Are student writers and their teachers up to the challenges and opportunities offered today? Absolutely. Research I (and lots of others) have done shows that student writers are already far ahead of us in terms of engaging new literacies outside of school, that they are thinking in sophisticated ways about the worldwide audiences they may now address, and that they are keenly aware of the need to adjust their messages according to audience, purpose, and context. In such an atmosphere of excitement and change, taking a rhetorical perspective is particularly important. In the first place, rhetoric has always been a multimodal art, one that attended to speaking as well as writing, to body language and illustration. In addition, a rhetorical perspective is particularly important today because it rejects either/or, right/wrong, black/white approaches to writing in favor of asking what choices will be most appropriate, effective, and ethical in any given writing situation, using any genre, any medium, any mode.

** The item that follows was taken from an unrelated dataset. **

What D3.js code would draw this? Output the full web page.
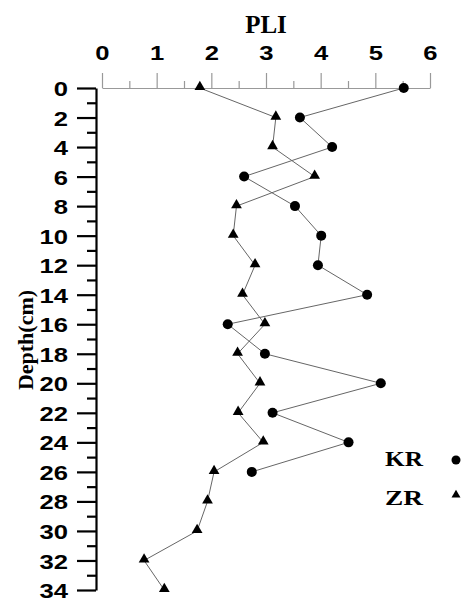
<!DOCTYPE html>
<html>
<head>
<meta charset="utf-8">
<script src="https://cdn.jsdelivr.net/npm/d3@7"></script>
<style>
  html, body { margin: 0; padding: 0; background: #fff; }
  svg { display: block; }
</style>
</head>
<body>
<svg id="chart" width="464" height="599"></svg>
<script>
// ---- data ----
const kr_depth = [0, 2, 4, 6, 8, 10, 12, 14, 16, 18, 20, 22, 24, 26];
const kr_pli   = [5.52, 3.62, 4.21, 2.60, 3.53, 4.01, 3.95, 4.85, 2.30, 2.98, 5.10, 3.12, 4.51, 2.74];
const zr_depth = [0, 2, 4, 6, 8, 10, 12, 14, 16, 18, 20, 22, 24, 26, 28, 30, 32, 34];
const zr_pli   = [1.79, 3.18, 3.12, 3.89, 2.46, 2.40, 2.80, 2.57, 2.98, 2.48, 2.89, 2.49, 2.95, 2.05, 1.93, 1.74, 0.77, 1.14];
const xTicks = [0, 1, 2, 3, 4, 5, 6];
const yTicks = [0, 2, 4, 6, 8, 10, 12, 14, 16, 18, 20, 22, 24, 26, 28, 30, 32, 34];
const legendNames = ["KR", "ZR"];

const svg = d3.select("#chart");
const x = d3.scaleLinear().domain([0, 6]).range([102, 430]);
const y = d3.scaleLinear().domain([0, 34]).range([88, 590]);
const SX = 1.22;

// top x axis (grey)
const xAxis = d3.axisTop(x).tickValues(d3.range(0, 6.01, 0.5)).tickSize(15).tickSizeOuter(0)
  .tickFormat(d => xTicks.includes(d) ? d : "");
const gx = svg.append("g").attr("transform", "translate(0,88)").call(xAxis);
gx.select(".domain").attr("stroke", "#999").attr("stroke-width", 1.2);
gx.selectAll(".tick line").attr("stroke", "#999").attr("stroke-width", 1.2)
  .attr("y2", d => Number.isInteger(d) ? -15 : -7);
gx.selectAll(".tick text").attr("y", -28).attr("dy", 0)
  .attr("transform", `scale(${SX},1)`)
  .style("font-family", "Liberation Sans, Arial, sans-serif")
  .style("font-weight", "bold").style("font-size", "21px").attr("fill", "#000");

// left y axis (black)
const yAxis = d3.axisLeft(y).tickValues(d3.range(0, 34.01, 1)).tickSize(19).tickSizeOuter(0)
  .tickFormat(d => yTicks.includes(d) ? d : "");
const gy = svg.append("g").attr("transform", "translate(96,0)").call(yAxis);
gy.select(".domain").attr("stroke", "#000").attr("stroke-width", 2.2);
gy.selectAll(".tick line").attr("stroke", "#000").attr("stroke-width", 2.2)
  .attr("x2", d => d % 2 === 0 ? -19 : -9);
gy.selectAll(".tick text").attr("x", -28 / SX).attr("dy", "0.36em")
  .attr("transform", `scale(${SX},1)`)
  .style("font-family", "Liberation Sans, Arial, sans-serif")
  .style("font-weight", "bold").style("font-size", "21px").attr("fill", "#000");

// titles
svg.append("text").attr("x", 266).attr("y", 33).attr("text-anchor", "middle")
  .style("font-family", "Liberation Serif, Times New Roman, serif")
  .style("font-weight", "bold").style("font-size", "25px").text("PLI");
svg.append("text").attr("transform", "translate(33,340) rotate(-90)").attr("text-anchor", "middle")
  .style("font-family", "Liberation Serif, Times New Roman, serif")
  .style("font-weight", "bold").style("font-size", "22px").text("Depth(cm)");

// lines
const line = d3.line().x(d => x(d[0])).y(d => y(d[1]));
const kr = kr_pli.map((v, i) => [v, kr_depth[i]]);
const zr = zr_pli.map((v, i) => [v, zr_depth[i]]);
svg.append("path").datum(kr).attr("d", line).attr("fill", "none").attr("stroke", "#666").attr("stroke-width", 1);
svg.append("path").datum(zr).attr("d", line).attr("fill", "none").attr("stroke", "#666").attr("stroke-width", 1);

// markers
svg.selectAll("circle.kr").data(kr).enter().append("circle")
  .attr("cx", d => x(d[0])).attr("cy", d => y(d[1])).attr("r", 5).attr("fill", "#000");
const tri = d3.symbol().type(d3.symbolTriangle).size(50);
svg.selectAll("path.zr").data(zr).enter().append("path")
  .attr("d", tri).attr("transform", d => `translate(${x(d[0])},${y(d[1]) - 1})`).attr("fill", "#000");

// legend
const lg = svg.append("g");
lg.selectAll("text").data(legendNames).enter().append("text")
  .attr("x", 385).attr("y", (d, i) => 466 + i * 39)
  .style("font-family", "Liberation Serif, Times New Roman, serif")
  .style("font-weight", "bold").style("font-size", "20px")
  .attr("textLength", 38).attr("lengthAdjust", "spacingAndGlyphs").text(d => d);
lg.append("circle").attr("cx", 456).attr("cy", 460).attr("r", 4.5).attr("fill", "#000");
lg.append("path").attr("d", d3.symbol().type(d3.symbolTriangle).size(35))
  .attr("transform", "translate(456,495)").attr("fill", "#000");
</script>
</body>
</html>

The St. Martin’s Handbook has always taken such a perspective, and the numerous changes to the eighth edition reflect this tradition. Throughout, this book invites student writers to take each choice they make as an opportunity for critical engagement with ideas, audiences, texts, media, and genre. But as I’ve incorporated new material, I’ve been careful not to lose sight of the mission of any handbook: to be a relevant and accessible reference for students and instructors alike.